RECORDS FOR PROCESSING:
-=-=-

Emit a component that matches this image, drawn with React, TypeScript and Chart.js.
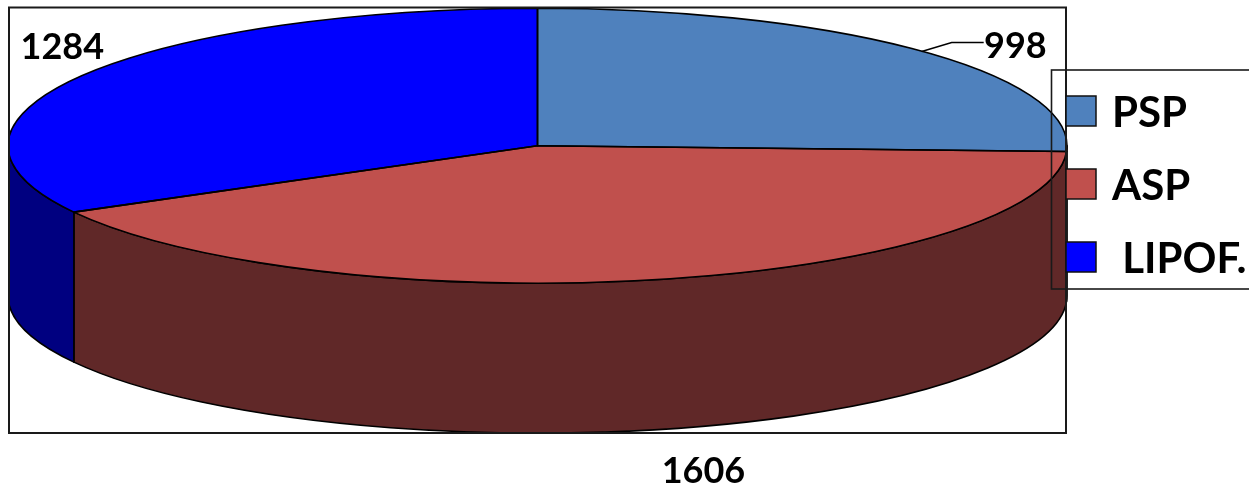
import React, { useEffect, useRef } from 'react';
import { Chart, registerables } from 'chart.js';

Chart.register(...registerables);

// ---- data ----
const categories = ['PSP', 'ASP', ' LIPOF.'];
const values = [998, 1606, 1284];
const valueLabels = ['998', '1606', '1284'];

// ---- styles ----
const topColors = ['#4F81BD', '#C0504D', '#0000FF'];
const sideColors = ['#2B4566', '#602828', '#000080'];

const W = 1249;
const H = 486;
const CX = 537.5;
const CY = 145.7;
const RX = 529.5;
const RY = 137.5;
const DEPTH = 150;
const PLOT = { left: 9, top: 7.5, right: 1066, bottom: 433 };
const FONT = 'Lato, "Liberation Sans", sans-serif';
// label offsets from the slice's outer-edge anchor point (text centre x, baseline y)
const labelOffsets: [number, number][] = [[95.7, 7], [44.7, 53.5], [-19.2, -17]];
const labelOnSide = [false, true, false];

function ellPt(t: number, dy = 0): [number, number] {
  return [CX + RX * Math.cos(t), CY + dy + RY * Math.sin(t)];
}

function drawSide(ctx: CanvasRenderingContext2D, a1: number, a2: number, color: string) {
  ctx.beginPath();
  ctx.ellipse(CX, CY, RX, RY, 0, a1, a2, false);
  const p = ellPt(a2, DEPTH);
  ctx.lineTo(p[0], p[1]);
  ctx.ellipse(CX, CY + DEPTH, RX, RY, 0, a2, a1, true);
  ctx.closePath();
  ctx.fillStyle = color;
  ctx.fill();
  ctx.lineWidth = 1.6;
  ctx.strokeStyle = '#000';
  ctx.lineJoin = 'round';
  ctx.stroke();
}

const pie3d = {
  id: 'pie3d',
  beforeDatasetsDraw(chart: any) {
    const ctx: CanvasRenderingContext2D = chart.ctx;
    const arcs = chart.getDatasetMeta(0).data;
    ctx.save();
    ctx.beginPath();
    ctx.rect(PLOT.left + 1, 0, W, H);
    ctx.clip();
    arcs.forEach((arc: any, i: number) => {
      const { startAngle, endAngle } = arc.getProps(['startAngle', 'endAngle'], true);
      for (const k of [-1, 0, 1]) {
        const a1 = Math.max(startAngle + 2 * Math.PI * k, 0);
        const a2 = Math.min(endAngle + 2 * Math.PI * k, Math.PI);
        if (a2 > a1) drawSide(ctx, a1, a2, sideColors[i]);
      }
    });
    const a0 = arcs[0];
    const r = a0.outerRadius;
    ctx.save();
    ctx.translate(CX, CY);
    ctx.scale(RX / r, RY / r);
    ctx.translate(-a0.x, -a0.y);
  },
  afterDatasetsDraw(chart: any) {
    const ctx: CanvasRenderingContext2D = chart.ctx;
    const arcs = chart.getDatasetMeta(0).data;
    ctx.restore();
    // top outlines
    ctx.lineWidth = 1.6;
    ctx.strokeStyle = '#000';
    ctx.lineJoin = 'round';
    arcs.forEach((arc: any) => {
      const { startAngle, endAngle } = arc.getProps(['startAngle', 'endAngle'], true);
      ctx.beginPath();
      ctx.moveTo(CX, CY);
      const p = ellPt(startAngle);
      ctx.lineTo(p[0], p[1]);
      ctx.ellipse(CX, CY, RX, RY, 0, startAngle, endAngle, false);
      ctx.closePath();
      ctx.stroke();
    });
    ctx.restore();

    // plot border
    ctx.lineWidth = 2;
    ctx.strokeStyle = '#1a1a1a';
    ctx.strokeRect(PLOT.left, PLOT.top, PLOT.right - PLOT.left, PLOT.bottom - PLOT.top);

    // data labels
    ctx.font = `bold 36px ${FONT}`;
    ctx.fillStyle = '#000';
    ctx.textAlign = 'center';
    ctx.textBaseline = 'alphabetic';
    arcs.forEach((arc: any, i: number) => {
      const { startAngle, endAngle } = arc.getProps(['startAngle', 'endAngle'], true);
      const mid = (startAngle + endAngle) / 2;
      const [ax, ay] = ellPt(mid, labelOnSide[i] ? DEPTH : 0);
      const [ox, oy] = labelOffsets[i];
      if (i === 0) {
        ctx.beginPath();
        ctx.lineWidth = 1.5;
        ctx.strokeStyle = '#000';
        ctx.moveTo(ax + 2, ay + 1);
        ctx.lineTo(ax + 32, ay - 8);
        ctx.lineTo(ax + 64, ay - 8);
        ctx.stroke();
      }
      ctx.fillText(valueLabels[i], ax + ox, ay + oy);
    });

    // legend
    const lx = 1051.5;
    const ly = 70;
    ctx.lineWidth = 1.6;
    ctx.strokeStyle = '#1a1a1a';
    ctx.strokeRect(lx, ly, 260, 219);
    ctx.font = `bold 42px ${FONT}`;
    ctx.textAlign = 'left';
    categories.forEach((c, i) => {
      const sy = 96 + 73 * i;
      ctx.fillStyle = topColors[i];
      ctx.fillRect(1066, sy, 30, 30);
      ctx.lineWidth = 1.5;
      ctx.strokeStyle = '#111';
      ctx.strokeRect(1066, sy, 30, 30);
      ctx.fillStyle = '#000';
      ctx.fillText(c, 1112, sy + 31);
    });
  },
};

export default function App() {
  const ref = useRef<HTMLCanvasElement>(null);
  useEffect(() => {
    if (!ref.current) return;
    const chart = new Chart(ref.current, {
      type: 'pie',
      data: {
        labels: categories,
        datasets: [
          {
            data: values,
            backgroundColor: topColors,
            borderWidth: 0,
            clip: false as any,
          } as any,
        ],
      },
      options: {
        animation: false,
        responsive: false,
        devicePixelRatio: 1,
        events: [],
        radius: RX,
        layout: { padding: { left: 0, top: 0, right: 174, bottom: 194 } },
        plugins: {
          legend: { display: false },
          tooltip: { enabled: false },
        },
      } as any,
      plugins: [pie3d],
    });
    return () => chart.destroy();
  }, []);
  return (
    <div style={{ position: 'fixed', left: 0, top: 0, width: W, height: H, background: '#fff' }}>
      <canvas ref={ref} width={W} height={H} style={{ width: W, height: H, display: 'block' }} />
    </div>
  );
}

-=-=-

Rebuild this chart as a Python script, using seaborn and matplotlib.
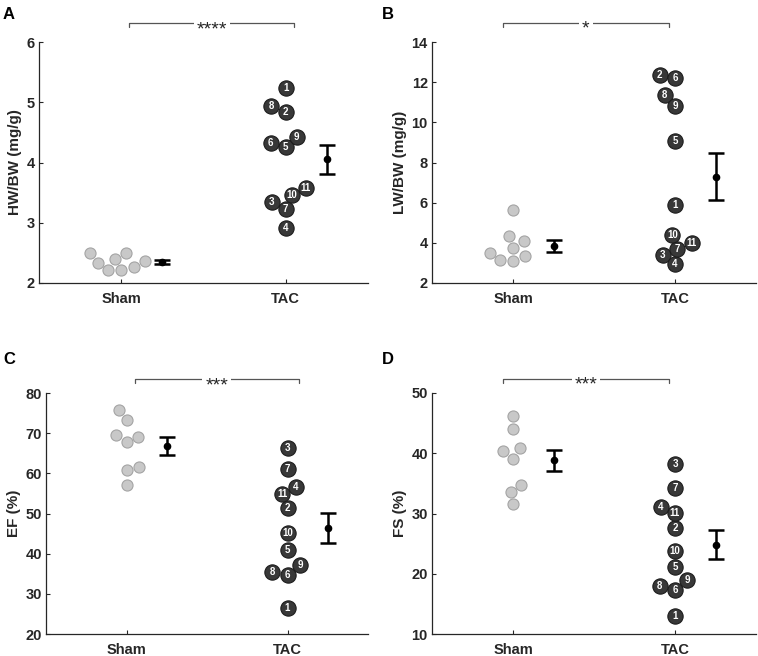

-=-=-

REQUIRED TASK:
Copy all lines of the material above where the string "this" occurs.

CORRECT ANSWER:
Emit a component that matches this image, drawn with React, TypeScript and Chart.js.
Rebuild this chart as a Python script, using seaborn and matplotlib.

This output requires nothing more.